Vous allez me dire: pas de chance pour la seule et unique mare qui s’est pris tous les pavés… eh non, pas de chance! C’est un peu comme pour la fameuse table -dont on a déjà parlé- sur laquelle on pose toutes les propositions, en Belgique. Avec le nombre de «propositions sur la table» dont on entend parler, ce que la pauvre doit être usée!

Mais où sont-elles donc, cette mare et cette table? Dans quelque cabinet noir, où se trouvent également la légendaire sonnette d’alarme que tout le monde tire en même temps, ainsi que le verre d’eau dans lequel il y a toujours une tempête, à l’origine de la fameuse expression «tempête dans un verre d’eau»?

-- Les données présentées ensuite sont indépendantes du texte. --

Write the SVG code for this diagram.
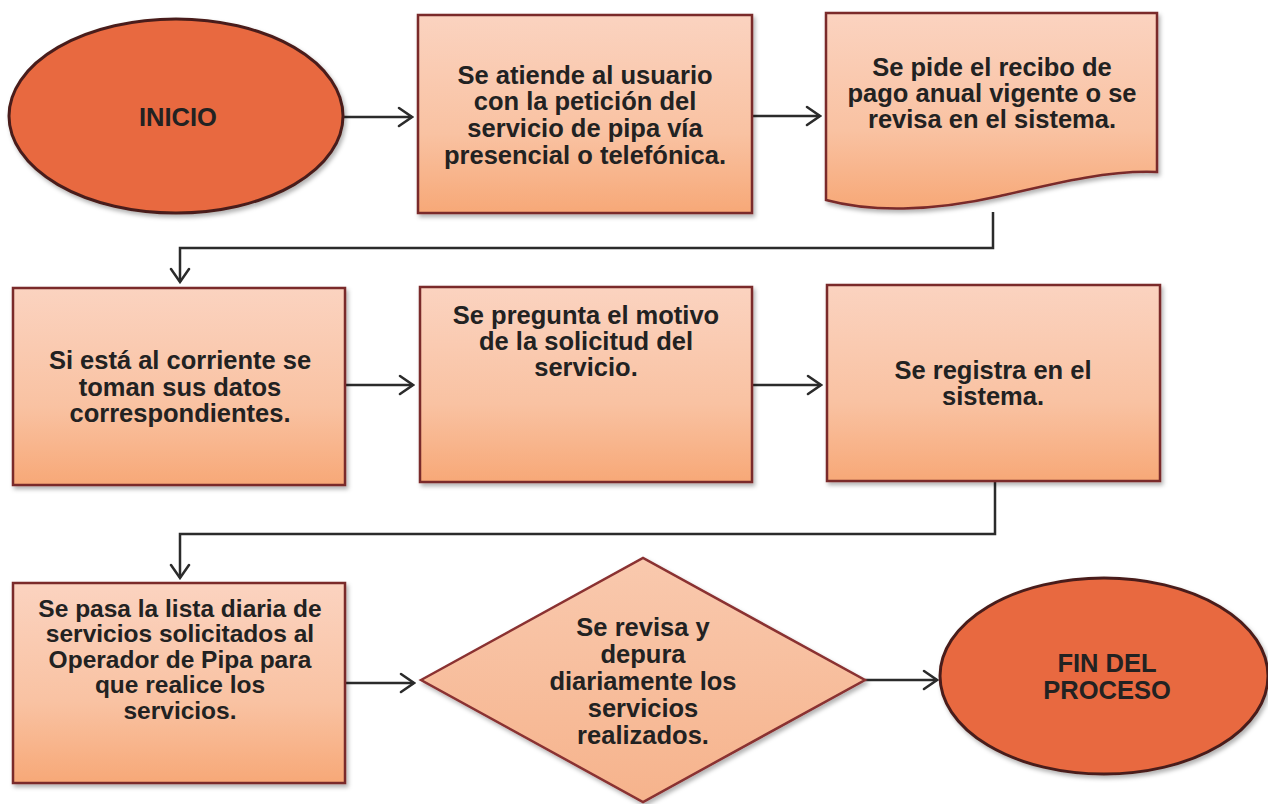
<svg xmlns="http://www.w3.org/2000/svg" width="1268" height="804" viewBox="0 0 1268 804">
  <defs>
    <linearGradient id="boxGrad" x1="0" y1="0" x2="0" y2="1">
      <stop offset="0" stop-color="#FBD3C0"/>
      <stop offset="0.6" stop-color="#F9C2A2"/>
      <stop offset="1" stop-color="#F7A877"/>
    </linearGradient>
    <linearGradient id="diaGrad" x1="0" y1="0" x2="0" y2="1">
      <stop offset="0" stop-color="#F9C9AE"/>
      <stop offset="1" stop-color="#F6B38C"/>
    </linearGradient>
    <filter id="shadow" x="-10%" y="-10%" width="120%" height="125%">
      <feDropShadow dx="2" dy="3" stdDeviation="2" flood-color="#000" flood-opacity="0.3"/>
    </filter>
    <marker id="arrow" markerUnits="userSpaceOnUse" viewBox="-16 -11 18 22" refX="0" refY="0" markerWidth="18" markerHeight="22" orient="auto">
      <path d="M-13,-9 L0,0 L-13,9" fill="none" stroke="#2b2b2b" stroke-width="2.5" stroke-linejoin="miter" stroke-linecap="round"/>
    </marker>
    <style>
      .box { fill: url(#boxGrad); stroke: #7A2B2B; stroke-width: 2.5; filter: url(#shadow); }
      .dia { fill: url(#diaGrad); stroke: #8A3030; stroke-width: 2.5; filter: url(#shadow); }
      .term { fill: #E8693F; stroke: #4A1F1A; stroke-width: 3; filter: url(#shadow); }
      .lbl { font-family: "Liberation Sans", Arial, sans-serif; font-weight: bold; font-size: 25.5px; fill: #222; text-anchor: middle; dominant-baseline: central; }
      .sm { font-size: 24.5px; }
      .con { fill: none; stroke: #2b2b2b; stroke-width: 2.5; }
    </style>
  </defs>

  <rect width="1268" height="804" fill="#ffffff"/>

  <g id="connectors">
    <line class="con" x1="343" y1="117" x2="412" y2="117" marker-end="url(#arrow)"/>
    <line class="con" x1="752" y1="116" x2="820" y2="116" marker-end="url(#arrow)"/>
    <polyline class="con" points="993,212 993,248 180,248 180,282" marker-end="url(#arrow)"/>
    <line class="con" x1="345" y1="385" x2="413" y2="385" marker-end="url(#arrow)"/>
    <line class="con" x1="752" y1="385" x2="821" y2="385" marker-end="url(#arrow)"/>
    <polyline class="con" points="995,481 995,534 180,534 180,578" marker-end="url(#arrow)"/>
    <line class="con" x1="345" y1="683" x2="414" y2="683" marker-end="url(#arrow)"/>
    <line class="con" x1="865" y1="680" x2="937" y2="680" marker-end="url(#arrow)"/>
  </g>

  <g id="inicio">
    <ellipse class="term" cx="176" cy="116" rx="167" ry="97"/>
    <text class="lbl" x="178" y="117">INICIO</text>
  </g>

  <g id="atiende">
    <rect class="box" x="418" y="15" width="334" height="198"/>
    <text class="lbl" x="585" y="75">Se atiende al usuario</text>
    <text class="lbl" x="585" y="101">con la petición del</text>
    <text class="lbl" x="585" y="128">servicio de pipa vía</text>
    <text class="lbl" x="585" y="155">presencial o telefónica.</text>
  </g>

  <g id="recibo">
    <path class="box" d="M826,13 H1157 V172 C1110,170 1060,182 1000,196 C930,212 870,212 826,200 Z"/>
    <text class="lbl" x="992" y="67">Se pide el recibo de</text>
    <text class="lbl" x="992" y="93">pago anual vigente o se</text>
    <text class="lbl" x="992" y="119">revisa en el sistema.</text>
  </g>

  <g id="corriente">
    <rect class="box" x="13" y="288" width="332" height="197"/>
    <text class="lbl" x="180" y="360">Si está al corriente se</text>
    <text class="lbl" x="180" y="387">toman sus datos</text>
    <text class="lbl" x="180" y="413">correspondientes.</text>
  </g>

  <g id="motivo">
    <rect class="box" x="420" y="287" width="332" height="195"/>
    <text class="lbl" x="586" y="315">Se pregunta el motivo</text>
    <text class="lbl" x="586" y="341">de la solicitud del</text>
    <text class="lbl" x="586" y="367">servicio.</text>
  </g>

  <g id="registra">
    <rect class="box" x="827" y="285" width="333" height="196"/>
    <text class="lbl" x="993" y="370">Se registra en el</text>
    <text class="lbl" x="993" y="396">sistema.</text>
  </g>

  <g id="lista">
    <rect class="box" x="13" y="583" width="332" height="200"/>
    <text class="lbl sm" x="180" y="608">Se pasa la lista diaria de</text>
    <text class="lbl sm" x="180" y="633.5">servicios solicitados al</text>
    <text class="lbl sm" x="180" y="659">Operador de Pipa para</text>
    <text class="lbl sm" x="180" y="684.5">que realice los</text>
    <text class="lbl sm" x="180" y="710">servicios.</text>
  </g>

  <g id="revisa">
    <polygon class="dia" points="421,680 643,558 865,680 643,802"/>
    <text class="lbl" x="643" y="627">Se revisa y</text>
    <text class="lbl" x="643" y="654">depura</text>
    <text class="lbl" x="643" y="681">diariamente los</text>
    <text class="lbl" x="643" y="708">servicios</text>
    <text class="lbl" x="643" y="735">realizados.</text>
  </g>

  <g id="fin">
    <ellipse class="term" cx="1104" cy="676" rx="164" ry="98"/>
    <text class="lbl" x="1107" y="663">FIN DEL</text>
    <text class="lbl" x="1107" y="690">PROCESO</text>
  </g>
</svg>
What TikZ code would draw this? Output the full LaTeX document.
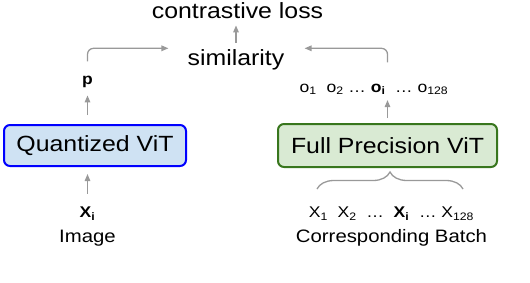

A propos de «tempête dans un verre d’eau», on notera que les propos d’Yves Leterme en furent un formidable. J’aimerais en effet, à mon tour, lancer un pavé dans la mare en relevant que le meurtre de Joe Van Holsbeek eut un effet étonnant. Pendant quelques jours (avant le drame de Joe), grands titres et dossiers spéciaux succédèrent aux propos de Leterme, la poésie se disputant comme d’habitude au lyrisme: «La Belgique va-t-elle crever?», «Leterme: les pieds dans le plat», etc., soit, exactement ce que souhaitait Leterme. Sa ficelle était grosse, pourtant: «Je fais une déclaration destinée à mettre le feu aux poudres, histoire de passer ensuite pour un modéré quand je présenterai mes véritables revendications». Imaginez sa vexation si son intervention n’avait suscité que de vagues entrefilets!

Cette stratégie grossière fonctionna donc… jusqu’au drame de Joe. Chacun sait en effet que la frénésie médiatique ne peut se braquer que sur un seul sujet principal à la fois… c’est d’ailleurs un de ses points communs avec le cerveau de Florent Pagny. Et de Leterme, on n’entendit plus parler.